** Begin Raw data **
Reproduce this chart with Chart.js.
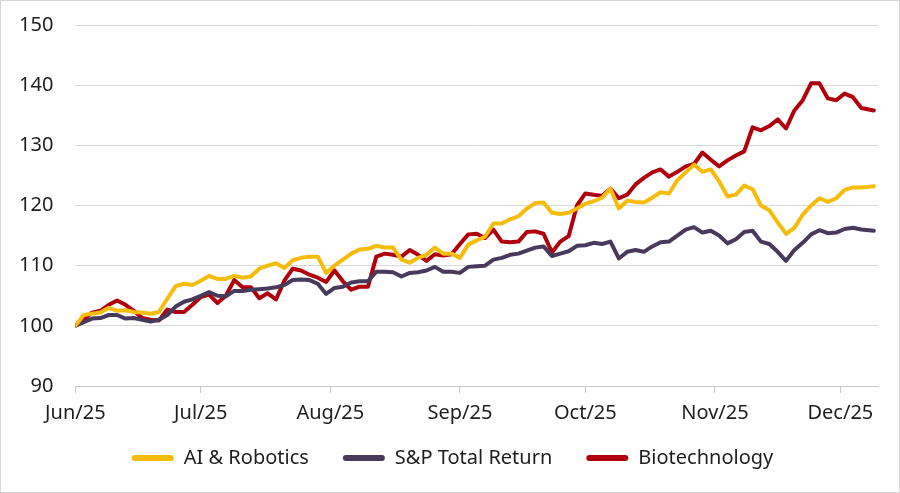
<!DOCTYPE html>
<html>
<head>
<meta charset="utf-8">
<script src="https://cdn.jsdelivr.net/npm/chart.js@4.4.1/dist/chart.umd.min.js"></script>
<style>
  html, body { margin: 0; padding: 0; background: #fff; }
  #wrap { position: relative; width: 900px; height: 493px; }
  #wrap::after { content: ''; position: absolute; left: 0; top: 0; right: 0; bottom: 0; border: 1px solid #d6d6d6; pointer-events: none; }
  canvas { display: block; }
</style>
</head>
<body>
<div id="wrap"><canvas id="c" width="900" height="493"></canvas></div>
<script>
// Days since 1 Jun 2025
const days = [0,2,4,6,8,10,12,14,16,18,20,22,24,26,28,30,32,34,36,38,40,42,44,46,48,50,52,54,56,58,60,62,64,66,68,70,72,74,76,78,80,82,84,86,88,90,92,94,96,98,100,102,104,106,108,110,112,114,116,118,120,122,124,126,128,130,132,134,136,138,140,142,144,146,148,150,152,154,156,158,160,162,164,166,168,170,172,174,176,178,180,182,184,186,188,191];

const aiRobotics = [100,101.8,102.0,102.2,103.0,102.5,102.6,102.3,102.2,102.0,102.3,104.5,106.6,107.0,106.8,107.5,108.3,107.8,107.8,108.3,108.0,108.2,109.5,110.0,110.4,109.6,110.9,111.3,111.5,111.5,108.8,110.0,111.0,112.0,112.7,112.8,113.3,113.0,113.0,111.0,110.5,111.3,111.8,113.0,112.0,112.0,111.3,113.5,114.2,114.8,117.0,117.0,117.7,118.2,119.5,120.4,120.5,118.8,118.6,118.8,119.5,120.3,120.7,121.3,122.8,119.5,120.8,120.6,120.5,121.3,122.2,122.0,124.2,125.5,126.8,125.6,126.0,124.0,121.5,121.8,123.3,122.7,120.0,119.2,117.2,115.3,116.3,118.5,120.0,121.2,120.6,121.2,122.6,123.0,123.0,123.2];

const spTotalReturn = [100,100.6,101.2,101.3,101.8,101.8,101.2,101.3,101.0,100.7,101.0,101.8,103.2,104.0,104.4,105.0,105.6,105.0,104.9,105.8,105.8,106.0,106.1,106.2,106.4,106.8,107.6,107.7,107.6,107.0,105.3,106.3,106.5,107.2,107.4,107.4,109.0,109.0,108.9,108.2,108.8,108.9,109.2,109.8,109.0,109.0,108.8,109.8,109.9,110.0,111.0,111.3,111.8,112.0,112.5,113.0,113.2,111.6,112.0,112.4,113.3,113.4,113.8,113.6,114.0,111.2,112.3,112.6,112.3,113.2,113.9,114.0,115.0,116.0,116.4,115.5,115.8,115.0,113.7,114.4,115.6,115.8,114.0,113.6,112.3,110.8,112.6,113.8,115.2,115.9,115.4,115.5,116.1,116.3,116.0,115.8];

const biotechnology = [100,101.0,102.2,102.5,103.5,104.2,103.5,102.5,101.3,101.0,100.9,102.7,102.3,102.3,103.5,104.8,105.2,103.8,105.0,107.6,106.4,106.4,104.6,105.4,104.4,107.5,109.5,109.2,108.5,108.0,107.3,109.2,107.4,106.0,106.5,106.5,111.5,112.0,111.8,111.5,112.6,111.8,110.8,111.9,111.7,111.9,113.6,115.2,115.3,114.6,116.0,114.0,113.9,114.0,115.6,115.7,115.3,112.2,114.0,114.9,120.0,122.0,121.8,121.6,122.8,121.2,121.8,123.5,124.6,125.5,126.0,124.8,125.6,126.5,126.9,128.8,127.6,126.5,127.5,128.3,129.0,133.0,132.5,133.2,134.3,132.8,135.8,137.5,140.3,140.3,137.8,137.5,138.6,138.0,136.2,135.8];

const monthTicks = [0,30,61,92,122,153,183];
const monthLabels = ['Jun/25','Jul/25','Aug/25','Sep/25','Oct/25','Nov/25','Dec/25'];
const yTicks = [90,100,110,120,130,140,150];

const seriesNames = ['AI & Robotics','S&P Total Return','Biotechnology'];
const colors = ['#F6BC0C','#483A5C','#B0000D'];
const seriesData = [aiRobotics, spTotalReturn, biotechnology];

const FONT = '"Noto Sans", "Open Sans", sans-serif';
const TEXT = '#1e1e1e';

const datasets = seriesNames.map((name, i) => ({
  label: name,
  data: days.map((d, j) => ({ x: d, y: seriesData[i][j] })),
  borderColor: colors[i],
  backgroundColor: colors[i],
  borderWidth: 4,
  pointRadius: 0,
  tension: 0,
  borderJoinStyle: 'round',
  borderCapStyle: 'round'
}));

// move the legend a little closer to the axis labels
const legendShift = {
  id: 'legendShift',
  afterLayout(chart) {
    const lg = chart.legend;
    if (lg) { lg.top -= 19; lg.bottom -= 19; lg.left += 15; lg.right += 15; }
  }
};

new Chart(document.getElementById('c'), {
  type: 'line',
  data: { datasets },
  plugins: [legendShift],
  options: {
    responsive: false,
    animation: false,
    devicePixelRatio: 1,
    layout: { padding: { left: -3, right: 22, top: 25, bottom: -4 } },
    plugins: {
      tooltip: { enabled: false },
      legend: {
        position: 'bottom',
        labels: {
          color: TEXT,
          font: { family: FONT, size: 20 },
          boxWidth: 42,
          boxHeight: 6,
          padding: 34,
          useBorderRadius: true,
          borderRadius: 3,
          generateLabels: (chart) => chart.data.datasets.map((ds, i) => ({
            text: ds.label,
            fillStyle: ds.borderColor,
            strokeStyle: ds.borderColor,
            lineWidth: 0,
            fontColor: TEXT,
            borderRadius: 3,
            datasetIndex: i,
            hidden: false
          }))
        }
      }
    },
    scales: {
      x: {
        type: 'linear',
        min: 0,
        max: 192,
        afterBuildTicks: (axis) => { axis.ticks = monthTicks.map(v => ({ value: v })); },
        afterFit: (scale) => { scale.paddingLeft = 0; scale.paddingRight = 0; },
        ticks: {
          color: TEXT,
          font: { family: FONT, size: 20 },
          padding: 8,
          maxRotation: 0,
          autoSkip: false,
          callback: (v) => { const k = monthTicks.indexOf(v); return k >= 0 ? monthLabels[k] : ''; }
        },
        grid: { drawOnChartArea: false, drawTicks: true, tickLength: 7, color: '#c8c8c8', lineWidth: 1 },
        border: { display: true, color: '#c8c8c8', width: 1 }
      },
      y: {
        min: 90,
        max: 150,
        afterBuildTicks: (axis) => { axis.ticks = yTicks.map(v => ({ value: v })); },
        afterFit: (scale) => { scale.paddingTop = 0; scale.paddingBottom = 0; },
        ticks: {
          color: TEXT,
          font: { family: FONT, size: 20 },
          padding: 22
        },
        grid: { color: '#d9d9d9', lineWidth: 1, drawTicks: false },
        border: { display: false }
      }
    }
  }
});
</script>
</body>
</html>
** End Raw data **
→ The task
The pictures should not be reproduced; quote all of the other material exactly.

→ Solution to the problem
Reproduce this chart with Chart.js.
<!DOCTYPE html>
<html>
<head>
<meta charset="utf-8">
<script src="https://cdn.jsdelivr.net/npm/chart.js@4.4.1/dist/chart.umd.min.js"></script>
<style>
  html, body { margin: 0; padding: 0; background: #fff; }
  #wrap { position: relative; width: 900px; height: 493px; }
  #wrap::after { content: ''; position: absolute; left: 0; top: 0; right: 0; bottom: 0; border: 1px solid #d6d6d6; pointer-events: none; }
  canvas { display: block; }
</style>
</head>
<body>
<div id="wrap"><canvas id="c" width="900" height="493"></canvas></div>
<script>
// Days since 1 Jun 2025
const days = [0,2,4,6,8,10,12,14,16,18,20,22,24,26,28,30,32,34,36,38,40,42,44,46,48,50,52,54,56,58,60,62,64,66,68,70,72,74,76,78,80,82,84,86,88,90,92,94,96,98,100,102,104,106,108,110,112,114,116,118,120,122,124,126,128,130,132,134,136,138,140,142,144,146,148,150,152,154,156,158,160,162,164,166,168,170,172,174,176,178,180,182,184,186,188,191];

const aiRobotics = [100,101.8,102.0,102.2,103.0,102.5,102.6,102.3,102.2,102.0,102.3,104.5,106.6,107.0,106.8,107.5,108.3,107.8,107.8,108.3,108.0,108.2,109.5,110.0,110.4,109.6,110.9,111.3,111.5,111.5,108.8,110.0,111.0,112.0,112.7,112.8,113.3,113.0,113.0,111.0,110.5,111.3,111.8,113.0,112.0,112.0,111.3,113.5,114.2,114.8,117.0,117.0,117.7,118.2,119.5,120.4,120.5,118.8,118.6,118.8,119.5,120.3,120.7,121.3,122.8,119.5,120.8,120.6,120.5,121.3,122.2,122.0,124.2,125.5,126.8,125.6,126.0,124.0,121.5,121.8,123.3,122.7,120.0,119.2,117.2,115.3,116.3,118.5,120.0,121.2,120.6,121.2,122.6,123.0,123.0,123.2];

const spTotalReturn = [100,100.6,101.2,101.3,101.8,101.8,101.2,101.3,101.0,100.7,101.0,101.8,103.2,104.0,104.4,105.0,105.6,105.0,104.9,105.8,105.8,106.0,106.1,106.2,106.4,106.8,107.6,107.7,107.6,107.0,105.3,106.3,106.5,107.2,107.4,107.4,109.0,109.0,108.9,108.2,108.8,108.9,109.2,109.8,109.0,109.0,108.8,109.8,109.9,110.0,111.0,111.3,111.8,112.0,112.5,113.0,113.2,111.6,112.0,112.4,113.3,113.4,113.8,113.6,114.0,111.2,112.3,112.6,112.3,113.2,113.9,114.0,115.0,116.0,116.4,115.5,115.8,115.0,113.7,114.4,115.6,115.8,114.0,113.6,112.3,110.8,112.6,113.8,115.2,115.9,115.4,115.5,116.1,116.3,116.0,115.8];

const biotechnology = [100,101.0,102.2,102.5,103.5,104.2,103.5,102.5,101.3,101.0,100.9,102.7,102.3,102.3,103.5,104.8,105.2,103.8,105.0,107.6,106.4,106.4,104.6,105.4,104.4,107.5,109.5,109.2,108.5,108.0,107.3,109.2,107.4,106.0,106.5,106.5,111.5,112.0,111.8,111.5,112.6,111.8,110.8,111.9,111.7,111.9,113.6,115.2,115.3,114.6,116.0,114.0,113.9,114.0,115.6,115.7,115.3,112.2,114.0,114.9,120.0,122.0,121.8,121.6,122.8,121.2,121.8,123.5,124.6,125.5,126.0,124.8,125.6,126.5,126.9,128.8,127.6,126.5,127.5,128.3,129.0,133.0,132.5,133.2,134.3,132.8,135.8,137.5,140.3,140.3,137.8,137.5,138.6,138.0,136.2,135.8];

const monthTicks = [0,30,61,92,122,153,183];
const monthLabels = ['Jun/25','Jul/25','Aug/25','Sep/25','Oct/25','Nov/25','Dec/25'];
const yTicks = [90,100,110,120,130,140,150];

const seriesNames = ['AI & Robotics','S&P Total Return','Biotechnology'];
const colors = ['#F6BC0C','#483A5C','#B0000D'];
const seriesData = [aiRobotics, spTotalReturn, biotechnology];

const FONT = '"Noto Sans", "Open Sans", sans-serif';
const TEXT = '#1e1e1e';

const datasets = seriesNames.map((name, i) => ({
  label: name,
  data: days.map((d, j) => ({ x: d, y: seriesData[i][j] })),
  borderColor: colors[i],
  backgroundColor: colors[i],
  borderWidth: 4,
  pointRadius: 0,
  tension: 0,
  borderJoinStyle: 'round',
  borderCapStyle: 'round'
}));

// move the legend a little closer to the axis labels
const legendShift = {
  id: 'legendShift',
  afterLayout(chart) {
    const lg = chart.legend;
    if (lg) { lg.top -= 19; lg.bottom -= 19; lg.left += 15; lg.right += 15; }
  }
};

new Chart(document.getElementById('c'), {
  type: 'line',
  data: { datasets },
  plugins: [legendShift],
  options: {
    responsive: false,
    animation: false,
    devicePixelRatio: 1,
    layout: { padding: { left: -3, right: 22, top: 25, bottom: -4 } },
    plugins: {
      tooltip: { enabled: false },
      legend: {
        position: 'bottom',
        labels: {
          color: TEXT,
          font: { family: FONT, size: 20 },
          boxWidth: 42,
          boxHeight: 6,
          padding: 34,
          useBorderRadius: true,
          borderRadius: 3,
          generateLabels: (chart) => chart.data.datasets.map((ds, i) => ({
            text: ds.label,
            fillStyle: ds.borderColor,
            strokeStyle: ds.borderColor,
            lineWidth: 0,
            fontColor: TEXT,
            borderRadius: 3,
            datasetIndex: i,
            hidden: false
          }))
        }
      }
    },
    scales: {
      x: {
        type: 'linear',
        min: 0,
        max: 192,
        afterBuildTicks: (axis) => { axis.ticks = monthTicks.map(v => ({ value: v })); },
        afterFit: (scale) => { scale.paddingLeft = 0; scale.paddingRight = 0; },
        ticks: {
          color: TEXT,
          font: { family: FONT, size: 20 },
          padding: 8,
          maxRotation: 0,
          autoSkip: false,
          callback: (v) => { const k = monthTicks.indexOf(v); return k >= 0 ? monthLabels[k] : ''; }
        },
        grid: { drawOnChartArea: false, drawTicks: true, tickLength: 7, color: '#c8c8c8', lineWidth: 1 },
        border: { display: true, color: '#c8c8c8', width: 1 }
      },
      y: {
        min: 90,
        max: 150,
        afterBuildTicks: (axis) => { axis.ticks = yTicks.map(v => ({ value: v })); },
        afterFit: (scale) => { scale.paddingTop = 0; scale.paddingBottom = 0; },
        ticks: {
          color: TEXT,
          font: { family: FONT, size: 20 },
          padding: 22
        },
        grid: { color: '#d9d9d9', lineWidth: 1, drawTicks: false },
        border: { display: false }
      }
    }
  }
});
</script>
</body>
</html>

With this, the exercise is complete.